Probably not. I wouldn't feel that I know enough about him to feel comfortable meeting him.
I pretty much feel that if we cant chat for a bit when hiding behind a screen, then how the hell are we going to be able to chat in person?


Your second sentence makes no sense. Online VS in person... you prefer relative anonymity to real contact?

All I can say is that if I hit the 3rd-5th email mark, I'd want to learn about this person in real space. If I propose a coffee meetup and they balk, then I'd feel that's a problem, and I'd drop them like a hot potato. Ditto if they flake on the meeting. (although Rossini's "she flaked, then responded when I re-messaged her a couple weeks later because she didn't remember me" story shows that's not an iron clad idea, maybe. I think he should have followed up instead of blowing up at her :D )

But anyways.
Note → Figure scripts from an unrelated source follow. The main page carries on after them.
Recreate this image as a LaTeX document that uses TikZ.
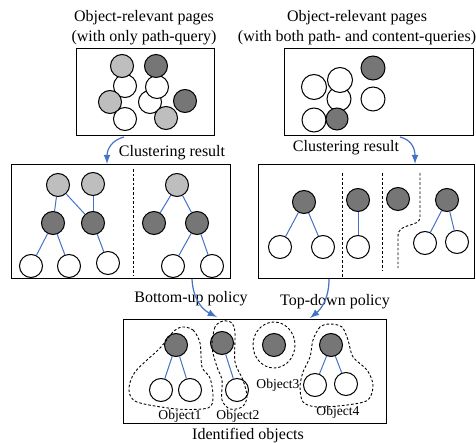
\documentclass[tikz,border=0pt]{standalone}
\usepackage{fontspec}
\setmainfont{Liberation Serif}
\definecolor{lightpage}{RGB}{190,190,190}
\definecolor{darkpage}{RGB}{118,118,118}
\definecolor{linkblue}{RGB}{68,114,196}

\begin{document}
\begin{tikzpicture}[x=0.5pt,y=-0.5pt,
    page/.style={circle,draw,line width=0.5pt,inner sep=0pt,minimum size=11.5pt},
    wt/.style={page,fill=white},
    lt/.style={page,fill=lightpage},
    dk/.style={page,fill=darkpage},
    link/.style={draw=linkblue,line width=0.5pt},
    flow/.style={draw=linkblue,line width=0.6pt,-latex},
    panel/.style={draw,line width=0.5pt},
    sep/.style={dash pattern=on 1.3pt off 1pt,line width=0.45pt},
    lbl/.style={font=\fontsize{8}{10}\selectfont,align=center,inner sep=0pt},
    tag/.style={font=\fontsize{6.8}{8}\selectfont,inner sep=0pt}]
    \useasboundingbox (0,0) rectangle (476,443);

    % Titles
    \node[lbl] (tl) at (144,28) {Object-relevant pages\\(with only path-query)};
    \node[lbl] (tr) at (357,28) {Object-relevant pages\\(with both path- and content-queries)};

    % Pages (only path-query)
    \draw[panel] (76,49) rectangle (214,136);
    \node[wt] (a1) at (125,86) {};
    \node[wt] (a2) at (125,119) {};
    \node[wt] (a3) at (150,102) {};
    \node[wt] (a4) at (157,87) {};
    \node[lt] (a5) at (122,66) {};
    \node[lt] (a6) at (110,102) {};
    \node[lt] (a7) at (166,118) {};
    \node[dk] (a8) at (156,66) {};
    \node[dk] (a9) at (185,101) {};

    % Pages (path- and content-queries)
    \draw[panel] (284,49) rectangle (473,136);
    \node[wt,minimum size=12.5pt] (b1) at (314,87) {};
    \node[wt,minimum size=12pt] (b2) at (339,99) {};
    \node[wt,minimum size=12.5pt] (b3) at (340,80) {};
    \node[wt,minimum size=12pt] (b4) at (314,120) {};
    \node[dk,minimum size=11pt] (b5) at (337,119) {};
    \node[dk,minimum size=12pt] (b6) at (373,68) {};
    \node[wt,minimum size=12pt] (b7) at (373,99) {};

    % Clustering result (left)
    \node[lbl] (cl) at (172,153) {Clustering result};
    \draw[panel] (11,165) rectangle (230,278);
    \draw[sep] (133,169) -- (133,275);
    \node[lt] (l1) at (58,185) {};
    \node[lt] (l2) at (93,184) {};
    \node[dk] (l3) at (53,223) {};
    \node[dk] (l4) at (93,223) {};
    \node[wt] (l5) at (31,266) {};
    \node[wt] (l6) at (69,266) {};
    \node[wt] (l7) at (108,263) {};
    \node[lt] (l8) at (177,185) {};
    \node[dk] (l9) at (154,223) {};
    \node[dk] (l10) at (197,223) {};
    \node[wt] (l11) at (173,266) {};
    \node[wt] (l12) at (212,266) {};
    \path[link] (l1) edge (l3) edge (l4);
    \path[link] (l2) edge (l4);
    \path[link] (l3) edge (l5) edge (l6);
    \path[link] (l4) edge (l7);
    \path[link] (l8) edge (l9) edge (l10);
    \path[link] (l10) edge (l11) edge (l12);

    % Clustering result (right)
    \node[lbl] (cr) at (346,148) {Clustering result};
    \draw[panel] (258,165) rectangle (474.5,278);
    \draw[sep] (342,173) -- (342,277);
    \draw[sep] (382,173) -- (382,270);
    \draw[sep] (420,173) -- (420,217) .. controls (420,228) and (398,222) .. (398,236) -- (398,268);
    \node[dk] (r1) at (304,202) {};
    \node[wt] (r2) at (280,247) {};
    \node[wt] (r3) at (323,247) {};
    \node[dk] (r4) at (358,200) {};
    \node[wt] (r5) at (358,247) {};
    \node[dk] (r6) at (398,199) {};
    \node[dk] (r7) at (447,200) {};
    \node[wt] (r8) at (425,243) {};
    \node[wt] (r9) at (457,242) {};
    \path[link] (r1) edge (r2) edge (r3);
    \path[link] (r4) edge (r5);
    \path[link] (r7) edge (r8) edge (r9);

    % Policies
    \node[lbl] (bu) at (191,299) {Bottom-up policy};
    \node[lbl] (td) at (335,302) {Top-down policy};

    % Identified objects
    \draw[panel] (123,319) rectangle (386,423);
    \node[dk] (o1) at (176,345) {};
    \node[wt] (o2) at (161,390) {};
    \node[wt] (o3) at (190,390) {};
    \node[dk] (o4) at (222,343) {};
    \node[wt] (o5) at (237,390) {};
    \node[dk] (o6) at (274,345) {};
    \node[dk] (o7) at (331,345) {};
    \node[wt] (o8) at (315,385) {};
    \node[wt] (o9) at (346,384) {};
    \path[link] (o1) edge (o2) edge (o3);
    \path[link] (o4) edge (o5);
    \path[link] (o7) edge (o8) edge (o9);
    \draw[sep] plot[smooth cycle] coordinates {(182,327) (193,330) (200,343) (202,367)
      (210,378) (213,397) (208,408) (177,409) (137,402) (129,390) (135,372) (160,348) (173,332)};
    \draw[sep] plot[smooth cycle] coordinates {(223,321) (215,327) (212,347) (217,367)
      (222,380) (222,400) (230,409) (242,407) (247,397) (243,380) (235,362) (235,333) (232,323)};
    \draw[sep] (274,345) ellipse [x radius=21, y radius=23];
    \draw[sep] plot[smooth cycle] coordinates {(330,324) (320,327) (313,340) (310,357)
      (303,372) (300,387) (303,402) (317,407) (347,405) (368,400) (373,385) (367,370)
      (353,357) (348,340) (342,327)};
    \node[tag] (n1) at (180,416) {Object1};
    \node[tag] (n2) at (238,416) {Object2};
    \node[tag] (n3) at (278,385) {Object3};
    \node[tag] (n4) at (338,412) {Object4};
    \node[lbl] (io) at (248,436) {Identified objects};

    % Arrows
    \coordinate (s1) at (124,137);
    \coordinate (e1) at (107,164);
    \coordinate (s2) at (400,137);
    \coordinate (e2) at (415,164);
    \coordinate (s3) at (192,279);
    \coordinate (e3) at (217,317);
    \coordinate (s4) at (329,279);
    \coordinate (e4) at (310,318);
    \draw[flow] (s1) .. controls (112,140) and (107,149) .. (e1);
    \draw[flow] (s2) .. controls (412,140) and (415,149) .. (e2);
    \draw[flow] (s3) .. controls (193,300) and (203,310) .. (e3);
    \draw[flow] (s4) .. controls (329,300) and (320,310) .. (e4);
\end{tikzpicture}
\end{document}
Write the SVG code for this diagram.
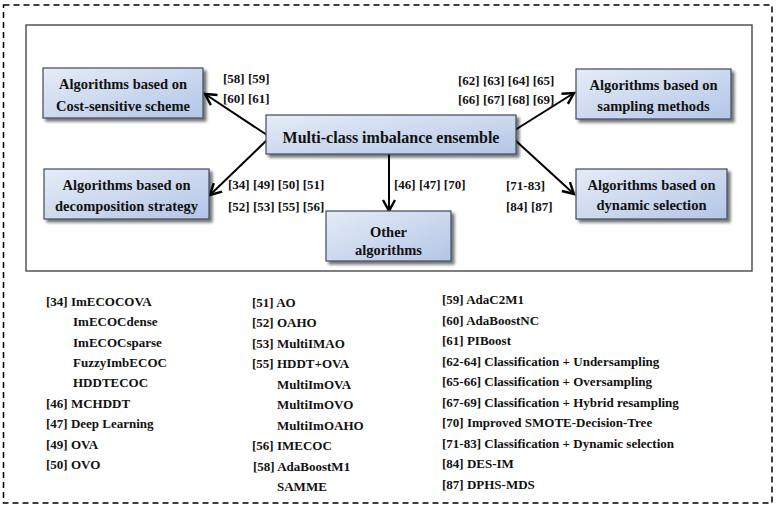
<svg xmlns="http://www.w3.org/2000/svg" width="777" height="509" viewBox="0 0 777 509">
<defs>
<linearGradient id="g" x1="0" y1="0" x2="1" y2="1">
<stop offset="0" stop-color="#e6ecf7"/>
<stop offset="1" stop-color="#b3c6e6"/>
</linearGradient>
<filter id="sh" x="-10%" y="-20%" width="130%" height="160%">
<feGaussianBlur in="SourceAlpha" stdDeviation="1.5"/>
<feOffset dx="3" dy="3" result="b"/>
<feComponentTransfer><feFuncA type="linear" slope="0.55"/></feComponentTransfer>
<feMerge><feMergeNode/><feMergeNode in="SourceGraphic"/></feMerge>
</filter>
<marker id="ah" markerUnits="userSpaceOnUse" markerWidth="16" markerHeight="16" refX="12" refY="7" orient="auto" viewBox="0 0 16 14">
<path d="M1,1 L12,7 L1,13" fill="none" stroke="#000" stroke-width="2.4"/>
</marker>
<style>
.box{fill:url(#g);stroke:#3c4a60;stroke-width:1.2;filter:url(#sh)}
.bt{font-family:"Liberation Serif","Times New Roman",serif;font-weight:bold;font-size:14.5px;text-anchor:middle;fill:#111}
.mt{font-family:"Liberation Serif","Times New Roman",serif;font-weight:bold;font-size:16px;text-anchor:middle;fill:#111}
.lb{font-family:"Liberation Serif","Times New Roman",serif;font-weight:bold;font-size:13px;fill:#111}
.li{font-family:"Liberation Serif","Times New Roman",serif;font-weight:bold;font-size:13px;fill:#111}
.con{stroke:#000;stroke-width:2;fill:none;marker-end:url(#ah)}
</style>
</defs>
<rect x="0" y="0" width="777" height="509" fill="#fff"/>
<rect x="3.5" y="5" width="768.5" height="498" fill="none" stroke="#000" stroke-width="1.5" stroke-dasharray="6,4"/>
<rect x="26" y="25" width="726" height="246" fill="none" stroke="#555" stroke-width="1.5"/>

<g id="connectors">
<line class="con" x1="267" y1="135" x2="205" y2="94"/>
<line class="con" x1="267" y1="140" x2="210" y2="195"/>
<line class="con" x1="515" y1="130" x2="574" y2="93"/>
<line class="con" x1="515" y1="140" x2="574" y2="194"/>
<line class="con" x1="389" y1="154" x2="389" y2="211"/>
</g>

<g id="center">
<rect class="box" x="266" y="115" width="250" height="39"/>
<text class="mt" x="391" y="142.5">Multi-class imbalance ensemble</text>
</g>
<g id="cost">
<rect class="box" x="43" y="68" width="160" height="50"/>
<text class="bt" x="123" y="89">Algorithms based on</text>
<text class="bt" x="123" y="111">Cost-sensitive scheme</text>
</g>
<g id="decomp">
<rect class="box" x="44" y="169" width="165" height="50"/>
<text class="bt" x="126.5" y="190">Algorithms based on</text>
<text class="bt" x="126.5" y="211">decomposition strategy</text>
</g>
<g id="sampling">
<rect class="box" x="576" y="69" width="155" height="50"/>
<text class="bt" x="653.5" y="90">Algorithms based on</text>
<text class="bt" x="653.5" y="111">sampling methods</text>
</g>
<g id="dynamic">
<rect class="box" x="576" y="169" width="151" height="50"/>
<text class="bt" x="651.5" y="190">Algorithms based on</text>
<text class="bt" x="651.5" y="210">dynamic selection</text>
</g>
<g id="other">
<rect class="box" x="326" y="211" width="125" height="50"/>
<text class="bt" x="388.5" y="237">Other</text>
<text class="bt" x="388.5" y="255">algorithms</text>
</g>

<g id="labels">
<text class="lb" x="223" y="82.5">[58] [59]</text>
<text class="lb" x="223" y="102.5">[60] [61]</text>
<text class="lb" x="228" y="188.5">[34] [49] [50] [51]</text>
<text class="lb" x="228" y="210.5">[52] [53] [55] [56]</text>
<text class="lb" x="458" y="84.5">[62] [63] [64] [65]</text>
<text class="lb" x="458" y="103.5">[66] [67] [68] [69]</text>
<text class="lb" x="394" y="188.5">[46] [47] [70]</text>
<text class="lb" x="506" y="189.5">[71-83]</text>
<text class="lb" x="506" y="210.5">[84] [87]</text>
</g>

<g id="list1">
<text class="li" x="46" y="306">[34] ImECOCOVA</text>
<text class="li" x="73" y="326">ImECOCdense</text>
<text class="li" x="73" y="346.5">ImECOCsparse</text>
<text class="li" x="73" y="367">FuzzyImbECOC</text>
<text class="li" x="73" y="387">HDDTECOC</text>
<text class="li" x="46" y="407.5">[46] MCHDDT</text>
<text class="li" x="46" y="428">[47] Deep Learning</text>
<text class="li" x="46" y="448.5">[49] OVA</text>
<text class="li" x="46" y="469">[50] OVO</text>
</g>
<g id="list2">
<text class="li" x="252" y="306.5">[51] AO</text>
<text class="li" x="252" y="327">[52] OAHO</text>
<text class="li" x="252" y="347.5">[53] MultiIMAO</text>
<text class="li" x="252" y="368">[55] HDDT+OVA</text>
<text class="li" x="277" y="388.5">MultiImOVA</text>
<text class="li" x="277" y="409">MultiImOVO</text>
<text class="li" x="277" y="429.5">MultiImOAHO</text>
<text class="li" x="252" y="450">[56] IMECOC</text>
<text class="li" x="253" y="470.5">[58] AdaBoostM1</text>
<text class="li" x="277" y="491">SAMME</text>
</g>
<g id="list3">
<text class="li" x="442" y="304">[59] AdaC2M1</text>
<text class="li" x="442" y="324.5">[60] AdaBoostNC</text>
<text class="li" x="442" y="345">[61] PIBoost</text>
<text class="li" x="442" y="365.5">[62-64] Classification + Undersampling</text>
<text class="li" x="442" y="386">[65-66] Classification + Oversampling</text>
<text class="li" x="442" y="406.5">[67-69] Classification + Hybrid resampling</text>
<text class="li" x="442" y="427">[70] Improved SMOTE-Decision-Tree</text>
<text class="li" x="442" y="447.5">[71-83] Classification + Dynamic selection</text>
<text class="li" x="442" y="468">[84] DES-IM</text>
<text class="li" x="442" y="488.5">[87] DPHS-MDS</text>
</g>
</svg>
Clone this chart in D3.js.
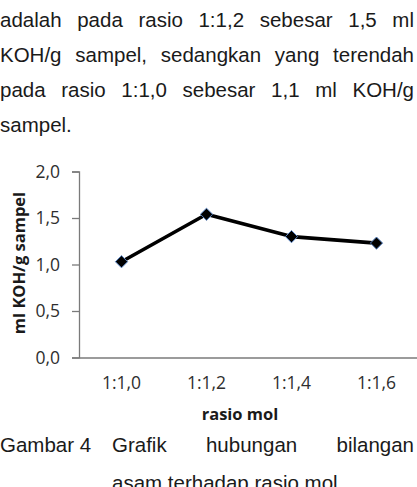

I feel that meeting people is the point of those sites, and if someone couldn't take the teensy-tiny step of a first meet... then obviously there's not enough basic attraction on their part, so why should I bother pursuing it farther?


No I definitely prefer in person interaction, however due to my experiences on dating sites of guys simply wanting to hook up I am not interested in investing the time and effort to go and meet them to find that is all they want.

So yes I want more than a 4 sentence IM conversation before I decide to go and meet them.

Not that that prevents one from still not getting a real impression of a person anyway, hence I am no longer on any dating sites.